TASK STATEMENT
Exactly retype the opening line of the entries and every line after it, ending with the line that contains "const yMinorDigits = [2, 3, 4, 5, 6, 7, 8, 9];". Skip all pictures.

━━━━━━━━━━

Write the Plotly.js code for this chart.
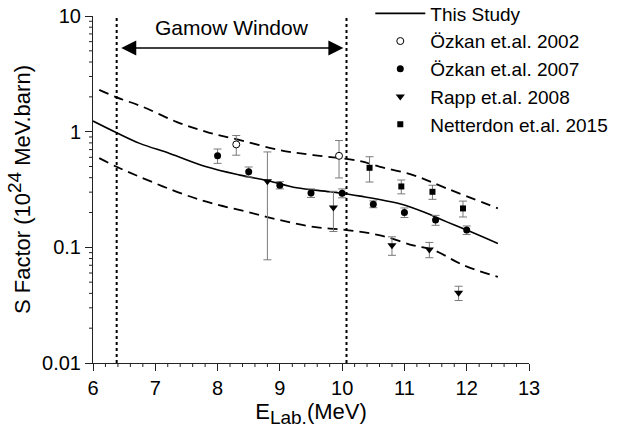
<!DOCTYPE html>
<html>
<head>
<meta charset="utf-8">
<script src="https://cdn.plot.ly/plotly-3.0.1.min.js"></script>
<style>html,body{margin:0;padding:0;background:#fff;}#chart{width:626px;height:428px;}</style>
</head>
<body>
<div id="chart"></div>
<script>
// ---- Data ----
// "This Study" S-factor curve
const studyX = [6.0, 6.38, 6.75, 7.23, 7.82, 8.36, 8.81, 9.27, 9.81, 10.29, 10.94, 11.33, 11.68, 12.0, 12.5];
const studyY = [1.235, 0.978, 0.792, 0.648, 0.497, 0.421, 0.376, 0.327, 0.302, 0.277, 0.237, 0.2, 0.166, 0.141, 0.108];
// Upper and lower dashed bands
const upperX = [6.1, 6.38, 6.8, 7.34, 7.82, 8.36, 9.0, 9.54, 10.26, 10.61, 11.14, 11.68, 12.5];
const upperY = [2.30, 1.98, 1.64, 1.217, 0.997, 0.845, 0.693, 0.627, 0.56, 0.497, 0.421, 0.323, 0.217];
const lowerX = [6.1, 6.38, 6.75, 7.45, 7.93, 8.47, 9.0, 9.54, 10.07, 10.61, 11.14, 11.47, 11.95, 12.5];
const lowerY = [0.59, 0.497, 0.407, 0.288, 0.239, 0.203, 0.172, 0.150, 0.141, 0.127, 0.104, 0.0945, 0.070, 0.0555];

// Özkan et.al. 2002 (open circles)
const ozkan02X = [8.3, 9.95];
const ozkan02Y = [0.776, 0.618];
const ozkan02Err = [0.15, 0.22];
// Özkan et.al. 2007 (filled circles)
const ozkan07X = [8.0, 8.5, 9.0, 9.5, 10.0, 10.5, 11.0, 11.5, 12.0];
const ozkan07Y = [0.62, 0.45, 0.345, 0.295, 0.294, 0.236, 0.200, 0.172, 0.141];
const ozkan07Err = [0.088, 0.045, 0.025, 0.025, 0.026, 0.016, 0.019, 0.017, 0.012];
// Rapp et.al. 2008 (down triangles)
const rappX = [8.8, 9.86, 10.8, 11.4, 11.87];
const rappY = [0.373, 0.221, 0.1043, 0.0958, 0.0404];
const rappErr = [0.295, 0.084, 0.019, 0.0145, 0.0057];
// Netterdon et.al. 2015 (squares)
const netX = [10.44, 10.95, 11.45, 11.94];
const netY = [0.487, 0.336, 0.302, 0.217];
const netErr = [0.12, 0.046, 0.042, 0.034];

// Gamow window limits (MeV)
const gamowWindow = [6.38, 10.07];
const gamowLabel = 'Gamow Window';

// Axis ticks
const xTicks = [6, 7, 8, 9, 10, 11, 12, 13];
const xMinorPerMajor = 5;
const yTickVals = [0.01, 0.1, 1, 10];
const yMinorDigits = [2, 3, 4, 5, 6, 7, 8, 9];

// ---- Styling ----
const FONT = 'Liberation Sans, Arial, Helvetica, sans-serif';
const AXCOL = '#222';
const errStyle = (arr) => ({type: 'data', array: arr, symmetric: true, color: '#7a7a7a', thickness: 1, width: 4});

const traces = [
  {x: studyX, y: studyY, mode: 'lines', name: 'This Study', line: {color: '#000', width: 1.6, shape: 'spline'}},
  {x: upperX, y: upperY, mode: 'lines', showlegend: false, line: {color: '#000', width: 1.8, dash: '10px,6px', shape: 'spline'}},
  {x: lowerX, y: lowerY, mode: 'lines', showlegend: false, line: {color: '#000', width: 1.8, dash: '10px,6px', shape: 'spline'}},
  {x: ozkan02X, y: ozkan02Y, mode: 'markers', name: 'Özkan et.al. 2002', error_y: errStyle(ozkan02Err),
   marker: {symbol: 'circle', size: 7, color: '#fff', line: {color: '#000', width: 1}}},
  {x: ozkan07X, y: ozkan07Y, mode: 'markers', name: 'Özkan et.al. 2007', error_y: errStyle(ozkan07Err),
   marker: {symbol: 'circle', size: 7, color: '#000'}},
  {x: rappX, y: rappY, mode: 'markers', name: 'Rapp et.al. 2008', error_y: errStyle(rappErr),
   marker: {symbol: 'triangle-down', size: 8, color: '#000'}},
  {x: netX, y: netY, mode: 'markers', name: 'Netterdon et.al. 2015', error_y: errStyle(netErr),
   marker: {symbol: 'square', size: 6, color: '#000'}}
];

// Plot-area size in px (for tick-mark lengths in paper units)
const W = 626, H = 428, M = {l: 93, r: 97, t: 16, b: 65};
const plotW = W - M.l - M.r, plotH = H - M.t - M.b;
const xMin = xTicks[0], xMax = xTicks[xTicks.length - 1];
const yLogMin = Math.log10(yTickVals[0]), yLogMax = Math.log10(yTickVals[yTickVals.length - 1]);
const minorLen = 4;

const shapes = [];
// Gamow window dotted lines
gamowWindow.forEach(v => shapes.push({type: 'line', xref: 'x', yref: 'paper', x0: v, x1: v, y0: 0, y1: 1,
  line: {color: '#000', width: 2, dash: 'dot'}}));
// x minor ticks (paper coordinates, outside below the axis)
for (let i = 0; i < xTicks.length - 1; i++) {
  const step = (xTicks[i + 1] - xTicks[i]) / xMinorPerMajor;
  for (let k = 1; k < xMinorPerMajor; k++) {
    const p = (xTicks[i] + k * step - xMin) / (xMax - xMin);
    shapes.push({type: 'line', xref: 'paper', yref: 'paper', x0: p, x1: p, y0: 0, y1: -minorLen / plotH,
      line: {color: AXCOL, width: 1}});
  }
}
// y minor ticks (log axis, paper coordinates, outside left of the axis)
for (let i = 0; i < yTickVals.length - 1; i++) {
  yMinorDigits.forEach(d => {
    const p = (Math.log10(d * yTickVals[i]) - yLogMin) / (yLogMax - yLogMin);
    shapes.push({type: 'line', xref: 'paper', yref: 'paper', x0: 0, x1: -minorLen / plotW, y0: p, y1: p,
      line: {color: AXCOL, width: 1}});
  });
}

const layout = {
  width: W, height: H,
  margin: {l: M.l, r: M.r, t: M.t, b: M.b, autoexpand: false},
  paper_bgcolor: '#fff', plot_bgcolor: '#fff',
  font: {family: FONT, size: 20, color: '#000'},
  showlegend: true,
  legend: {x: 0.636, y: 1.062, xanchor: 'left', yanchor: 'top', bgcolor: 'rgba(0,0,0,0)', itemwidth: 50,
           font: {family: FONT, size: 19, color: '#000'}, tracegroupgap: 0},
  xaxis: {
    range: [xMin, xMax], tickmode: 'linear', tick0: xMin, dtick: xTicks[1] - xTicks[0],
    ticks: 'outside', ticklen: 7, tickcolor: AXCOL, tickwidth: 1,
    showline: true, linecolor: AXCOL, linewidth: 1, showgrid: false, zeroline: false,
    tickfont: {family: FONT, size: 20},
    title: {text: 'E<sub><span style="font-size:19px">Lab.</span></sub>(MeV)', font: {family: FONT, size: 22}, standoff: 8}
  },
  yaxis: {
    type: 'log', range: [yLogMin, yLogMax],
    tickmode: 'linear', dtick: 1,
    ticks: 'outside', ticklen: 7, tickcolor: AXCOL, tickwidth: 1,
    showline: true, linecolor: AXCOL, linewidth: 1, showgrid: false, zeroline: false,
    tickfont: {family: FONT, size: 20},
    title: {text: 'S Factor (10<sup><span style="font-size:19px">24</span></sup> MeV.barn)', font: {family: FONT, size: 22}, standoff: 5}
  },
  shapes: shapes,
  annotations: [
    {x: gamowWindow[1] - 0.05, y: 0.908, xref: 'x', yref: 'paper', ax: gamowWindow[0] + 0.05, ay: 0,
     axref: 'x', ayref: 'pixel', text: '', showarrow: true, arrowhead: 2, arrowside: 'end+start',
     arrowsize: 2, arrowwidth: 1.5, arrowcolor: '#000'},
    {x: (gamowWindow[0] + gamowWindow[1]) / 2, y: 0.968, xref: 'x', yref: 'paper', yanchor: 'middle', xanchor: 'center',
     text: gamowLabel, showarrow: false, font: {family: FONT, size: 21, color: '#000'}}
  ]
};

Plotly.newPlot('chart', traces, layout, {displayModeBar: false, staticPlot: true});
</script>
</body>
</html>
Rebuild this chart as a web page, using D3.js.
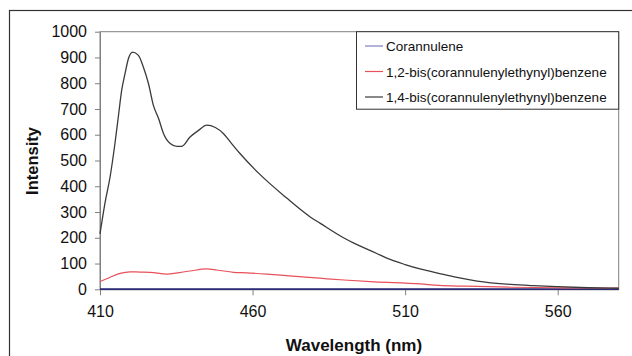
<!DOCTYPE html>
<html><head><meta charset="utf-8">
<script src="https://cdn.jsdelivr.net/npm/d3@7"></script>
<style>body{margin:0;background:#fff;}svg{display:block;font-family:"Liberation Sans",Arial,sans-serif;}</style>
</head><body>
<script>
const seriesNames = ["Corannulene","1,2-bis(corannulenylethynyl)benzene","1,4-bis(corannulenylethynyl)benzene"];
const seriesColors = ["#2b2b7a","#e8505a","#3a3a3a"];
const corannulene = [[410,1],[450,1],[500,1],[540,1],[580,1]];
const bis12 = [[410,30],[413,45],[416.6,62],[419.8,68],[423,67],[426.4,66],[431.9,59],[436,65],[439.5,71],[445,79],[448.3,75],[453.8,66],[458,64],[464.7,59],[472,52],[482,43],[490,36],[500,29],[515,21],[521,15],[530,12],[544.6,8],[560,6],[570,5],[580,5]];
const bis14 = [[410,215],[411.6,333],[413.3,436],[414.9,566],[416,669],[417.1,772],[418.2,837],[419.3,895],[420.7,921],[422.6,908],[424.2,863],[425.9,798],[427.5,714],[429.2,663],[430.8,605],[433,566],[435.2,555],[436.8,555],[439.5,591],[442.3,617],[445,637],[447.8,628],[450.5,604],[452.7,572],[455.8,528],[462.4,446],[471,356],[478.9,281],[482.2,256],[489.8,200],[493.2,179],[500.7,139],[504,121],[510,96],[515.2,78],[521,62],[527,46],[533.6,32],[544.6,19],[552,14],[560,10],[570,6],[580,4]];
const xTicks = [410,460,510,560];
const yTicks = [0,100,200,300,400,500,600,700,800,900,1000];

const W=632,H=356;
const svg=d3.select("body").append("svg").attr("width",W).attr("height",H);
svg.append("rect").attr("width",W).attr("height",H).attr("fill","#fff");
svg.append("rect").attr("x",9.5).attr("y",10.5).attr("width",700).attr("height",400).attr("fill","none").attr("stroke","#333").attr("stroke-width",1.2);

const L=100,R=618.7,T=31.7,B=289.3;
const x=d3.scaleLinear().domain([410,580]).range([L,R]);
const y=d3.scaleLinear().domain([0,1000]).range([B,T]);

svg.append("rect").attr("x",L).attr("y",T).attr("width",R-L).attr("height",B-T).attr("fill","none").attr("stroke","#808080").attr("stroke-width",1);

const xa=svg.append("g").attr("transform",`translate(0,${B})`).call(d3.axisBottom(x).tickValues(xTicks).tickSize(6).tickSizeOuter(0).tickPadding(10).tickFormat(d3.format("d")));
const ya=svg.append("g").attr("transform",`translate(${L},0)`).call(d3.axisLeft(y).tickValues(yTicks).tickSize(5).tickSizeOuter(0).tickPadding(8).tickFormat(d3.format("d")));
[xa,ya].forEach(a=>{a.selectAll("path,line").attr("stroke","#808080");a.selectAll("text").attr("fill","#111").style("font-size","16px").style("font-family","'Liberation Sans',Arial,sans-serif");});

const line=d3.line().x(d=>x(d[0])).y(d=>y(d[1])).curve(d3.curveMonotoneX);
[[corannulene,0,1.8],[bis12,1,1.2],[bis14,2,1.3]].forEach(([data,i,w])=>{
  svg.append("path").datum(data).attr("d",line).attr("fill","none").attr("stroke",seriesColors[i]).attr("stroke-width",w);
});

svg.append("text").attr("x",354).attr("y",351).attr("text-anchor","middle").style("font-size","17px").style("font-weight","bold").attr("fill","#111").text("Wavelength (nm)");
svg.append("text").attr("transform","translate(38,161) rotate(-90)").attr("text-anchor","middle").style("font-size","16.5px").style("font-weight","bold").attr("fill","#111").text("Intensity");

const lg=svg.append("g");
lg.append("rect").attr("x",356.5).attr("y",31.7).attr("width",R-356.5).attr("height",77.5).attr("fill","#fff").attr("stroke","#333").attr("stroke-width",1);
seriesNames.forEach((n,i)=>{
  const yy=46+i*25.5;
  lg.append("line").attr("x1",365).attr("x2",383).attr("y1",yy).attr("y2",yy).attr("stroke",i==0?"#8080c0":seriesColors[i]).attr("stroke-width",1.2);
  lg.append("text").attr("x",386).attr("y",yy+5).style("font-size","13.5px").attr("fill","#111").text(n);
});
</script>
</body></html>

━━━━━━━━━━

OUTPUT FOR THIS EXERCISE
Write the Plotly.js code for this chart.
<!DOCTYPE html>
<html>
<head>
<meta charset="utf-8">
<script src="https://cdn.plot.ly/plotly-3.0.1.min.js"></script>
<style>html,body{margin:0;padding:0;background:#fff;}#chart{width:626px;height:428px;}</style>
</head>
<body>
<div id="chart"></div>
<script>
// ---- Data ----
// "This Study" S-factor curve
const studyX = [6.0, 6.38, 6.75, 7.23, 7.82, 8.36, 8.81, 9.27, 9.81, 10.29, 10.94, 11.33, 11.68, 12.0, 12.5];
const studyY = [1.235, 0.978, 0.792, 0.648, 0.497, 0.421, 0.376, 0.327, 0.302, 0.277, 0.237, 0.2, 0.166, 0.141, 0.108];
// Upper and lower dashed bands
const upperX = [6.1, 6.38, 6.8, 7.34, 7.82, 8.36, 9.0, 9.54, 10.26, 10.61, 11.14, 11.68, 12.5];
const upperY = [2.30, 1.98, 1.64, 1.217, 0.997, 0.845, 0.693, 0.627, 0.56, 0.497, 0.421, 0.323, 0.217];
const lowerX = [6.1, 6.38, 6.75, 7.45, 7.93, 8.47, 9.0, 9.54, 10.07, 10.61, 11.14, 11.47, 11.95, 12.5];
const lowerY = [0.59, 0.497, 0.407, 0.288, 0.239, 0.203, 0.172, 0.150, 0.141, 0.127, 0.104, 0.0945, 0.070, 0.0555];

// Özkan et.al. 2002 (open circles)
const ozkan02X = [8.3, 9.95];
const ozkan02Y = [0.776, 0.618];
const ozkan02Err = [0.15, 0.22];
// Özkan et.al. 2007 (filled circles)
const ozkan07X = [8.0, 8.5, 9.0, 9.5, 10.0, 10.5, 11.0, 11.5, 12.0];
const ozkan07Y = [0.62, 0.45, 0.345, 0.295, 0.294, 0.236, 0.200, 0.172, 0.141];
const ozkan07Err = [0.088, 0.045, 0.025, 0.025, 0.026, 0.016, 0.019, 0.017, 0.012];
// Rapp et.al. 2008 (down triangles)
const rappX = [8.8, 9.86, 10.8, 11.4, 11.87];
const rappY = [0.373, 0.221, 0.1043, 0.0958, 0.0404];
const rappErr = [0.295, 0.084, 0.019, 0.0145, 0.0057];
// Netterdon et.al. 2015 (squares)
const netX = [10.44, 10.95, 11.45, 11.94];
const netY = [0.487, 0.336, 0.302, 0.217];
const netErr = [0.12, 0.046, 0.042, 0.034];

// Gamow window limits (MeV)
const gamowWindow = [6.38, 10.07];
const gamowLabel = 'Gamow Window';

// Axis ticks
const xTicks = [6, 7, 8, 9, 10, 11, 12, 13];
const xMinorPerMajor = 5;
const yTickVals = [0.01, 0.1, 1, 10];
const yMinorDigits = [2, 3, 4, 5, 6, 7, 8, 9];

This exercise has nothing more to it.